After owning a custom shop for only a few years, Roman Blum had two issues he needed to deal with. The first was that his ever-encouraging wife, Silvia, had seen many bikes come and go, but so far she hadn’t been able to get a bike she could call her own. Whenever Roman said he was going to start building her a bike, customer bikes invariably sidetracked him. The second problem was that several parts were sitting around the shop for other projects or customers who never picked them up, and the place was starting to get a little crowded. He decided to kill two birds with one stone and began putting all the leftover parts next to a lift so he could start building a bike for his wife.
He knew two things were going to be important to his wife: She wanted the bike to be comfortable, with a low seat height, and she wanted it to be blue. This left Roman and his team at RB Customs (RBCC) a lot of room to work with. They had an Ultima Softail-type frame without a swingarm at the shop with 34 degrees of rake and a couple inches of stretch in the downtube. Roman had an H-D swingarm lying around that would be perfect for the project, because he knew it would be easier for Silvia to handle a bike with a narrow rear tire.
All Roman has done for the last five years has been ground-up customs, so he’s pretty familiar with how the process works. He also knows they are judged by overall stance and how detailed they are. All Roman’s bikes look different. He builds everything from bobbers like this to Pro Streets, hot rods, and wide-tire choppers. It was obvious from the beginning that this build was going to be the sort that’s done on weekends and nights when he could get away from paying customers’ work. The process was slow, but he knew he would need to make several parts by hand, including the air cleaner, exhaust, fender struts, gas tank, oil bag, handlebars, foot controls, taillight, license-plate bracket, intake, jockey-shift setup, and grips. Roman spent many an hour hand-machining all the parts needed, as well as fabricating all the sheetmetal parts. These parts and more are available to the public because Roman manufactures 15 of his own unique parts.
The nice thing about building a bike for Silvia as opposed to building it for a paying customer was that Silvia gave him complete artistic license with the bike-almost too much artistic license. Customers usually have what they want in their head, and builders try to please them even if it isn’t their particular taste. With this bike, Roman had ideas he had been saving up for years that finally became reality because time was no object. He wanted to put his best foot forward and really wow the public and his wife with a not-so-ordinary bobber.

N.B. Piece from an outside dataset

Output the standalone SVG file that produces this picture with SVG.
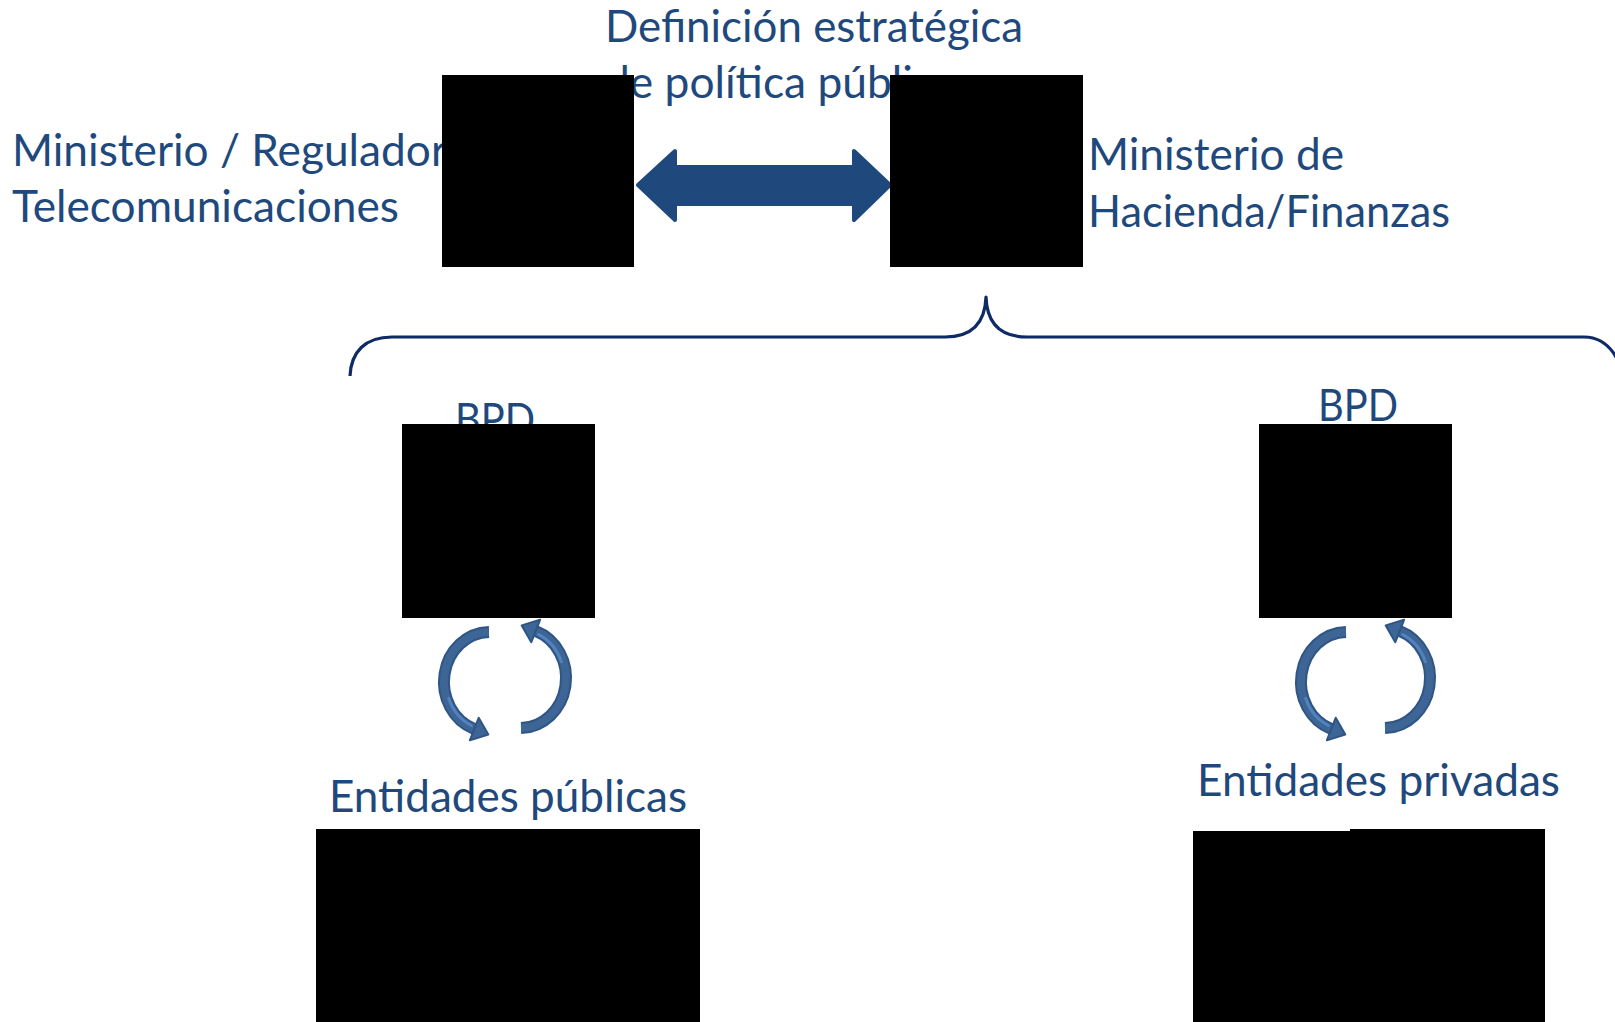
<svg xmlns="http://www.w3.org/2000/svg" xmlns:xlink="http://www.w3.org/1999/xlink" width="1615" height="1022" viewBox="0 0 1615 1022">
<style>
.t{font-family:Lato,"Liberation Sans",sans-serif;font-size:44px;fill:#1f497d}
.box{fill:#000}
.brace{fill:none;stroke:#0f2b66;stroke-width:3.2;stroke-linejoin:round}
.dbl{fill:#1f497d;stroke:#1f497d;stroke-width:4;stroke-linejoin:round}
.cycO{fill:none;stroke:#2f5583;stroke-width:12}
.cycI{fill:none;stroke:#3d6596;stroke-width:8}
.cycH{fill:none;stroke:#5283bf;stroke-width:3;stroke-linecap:round}
.cycHead{fill:#3d6596;stroke:#2f5583;stroke-width:2;stroke-linejoin:round}
</style>
<defs>
<g id="cyc">
<path class="cycO" d="M489,632 A46,50 0 0 0 474.3,729"/>
<path class="cycI" d="M489,632 A46,50 0 0 0 474.3,729"/>
<path class="cycH" d="M448.7,698.4 A44,48 0 0 0 471.4,725.5"/>
<polygon class="cycHead" points="469.9,740.2 488.3,734.6 478.7,717.8"/>
</g>
</defs>
<rect width="1615" height="1022" fill="#fff"/>

<g id="label-definicion">
<text class="t" x="605" y="42" textLength="418" lengthAdjust="spacingAndGlyphs">Definición estratégica</text>
<text class="t" x="605" y="98" textLength="351" lengthAdjust="spacingAndGlyphs">de política pública</text>
</g>
<g id="label-ministerio-regulador">
<text class="t" x="12" y="166" textLength="435" lengthAdjust="spacingAndGlyphs">Ministerio / Regulador</text>
<text class="t" x="12" y="222" textLength="387" lengthAdjust="spacingAndGlyphs">Telecomunicaciones</text>
</g>
<g id="label-hacienda">
<text class="t" x="1088" y="170" textLength="256" lengthAdjust="spacingAndGlyphs">Ministerio de</text>
<text class="t" x="1088" y="227" textLength="362" lengthAdjust="spacingAndGlyphs">Hacienda/Finanzas</text>
</g>
<g id="label-bpd-left">
<text class="t" x="455" y="435" textLength="80" lengthAdjust="spacingAndGlyphs">BPD</text>
</g>
<g id="label-bpd-right">
<text class="t" x="1318" y="421" textLength="80" lengthAdjust="spacingAndGlyphs">BPD</text>
</g>
<g id="label-entidades-publicas">
<text class="t" x="329" y="812" textLength="358" lengthAdjust="spacingAndGlyphs">Entidades públicas</text>
</g>
<g id="label-entidades-privadas">
<text class="t" x="1197" y="796" textLength="363" lengthAdjust="spacingAndGlyphs">Entidades privadas</text>
</g>

<g id="connectors">
<polygon class="dbl" points="638,185 675,151 675,167 854,167 854,151 890,185 854,220 854,204 675,204 675,220"/>
<path class="brace" d="M350,376 C351,352 365,337 392,337 L945,337 C970,337 985,325 986,297 C987,325 1002,337 1027,337 L1584,337 C1600,337 1612,346 1620,365"/>
<use xlink:href="#cyc"/>
<use xlink:href="#cyc" transform="rotate(180 505 680)"/>
<use xlink:href="#cyc" transform="translate(857 0)"/>
<use xlink:href="#cyc" transform="translate(864 0) rotate(180 505 680)"/>
</g>

<g id="node-ministerio-regulador"><rect class="box" x="442" y="75" width="192" height="192"/></g>
<g id="node-hacienda"><rect class="box" x="890" y="75" width="193" height="192"/></g>
<g id="node-bpd-left"><rect class="box" x="402" y="424" width="193" height="194"/></g>
<g id="node-bpd-right"><rect class="box" x="1259" y="424" width="193" height="194"/></g>
<g id="node-entidades-publicas"><rect class="box" x="316" y="829" width="384" height="193"/></g>
<g id="node-entidades-privadas">
<rect class="box" x="1193" y="831" width="160" height="191"/>
<rect class="box" x="1350" y="829" width="195" height="193"/>
</g>
</svg>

The powerplant was going to be an Evo built up by John Koehnle from a significant pile of stock H-D parts. It has 80 inches of displacement with Ultima cases but has a few hidden surprises, so it gives a little more than the usual get-up-and-go. It has J&E; Performance pistons, an Andrews cam, JIMS lifters, and an S&S; G carb for plenty of power to get this little bobber moving. The tranny is a stock H-D matched up with an R-Max clutch and primary. The clutch was set up to accept a foot clutch, and the shifting was going to be a jockey-shift setup. At this point it became fairly clear that this bike was not only being built by Roman, but for him as well. Silvia could ride a jockey shift, but it wouldn’t be her choice. The bike started to come together; there were a few things that Roman just didn’t want to compromise on because of the coolness factor, and the jockey shift was one of them. He realized that this bike was as much for him as it was for his wife, and so he went all out on the hand fabrication, since he knew this was going to be a bike that was meant for riding. The bike came together slowly, with ideas being squeezed in between paying customers. In the end, Roman was proud of his work and was psyched to see Silvia go out and take it for a spin. Since that time, Roman has put the majority of the miles on it and has taken quite a liking to it. It looks as if he’s going to have to build another bike for his wife.
Roman has his own TV show on the SPEED Channel called American Biker, where he will build 13 bikes over a 13-episode series for companies such as the Dallas Mavericks, Crown Royal, and the World Series of Poker. The cool thing about it is that the bikes aren’t going to be theme bikes for the companies commissioning them; they’re going to be the ground-up customs that Roman is known for-and which happen to be comfortable, cool rides.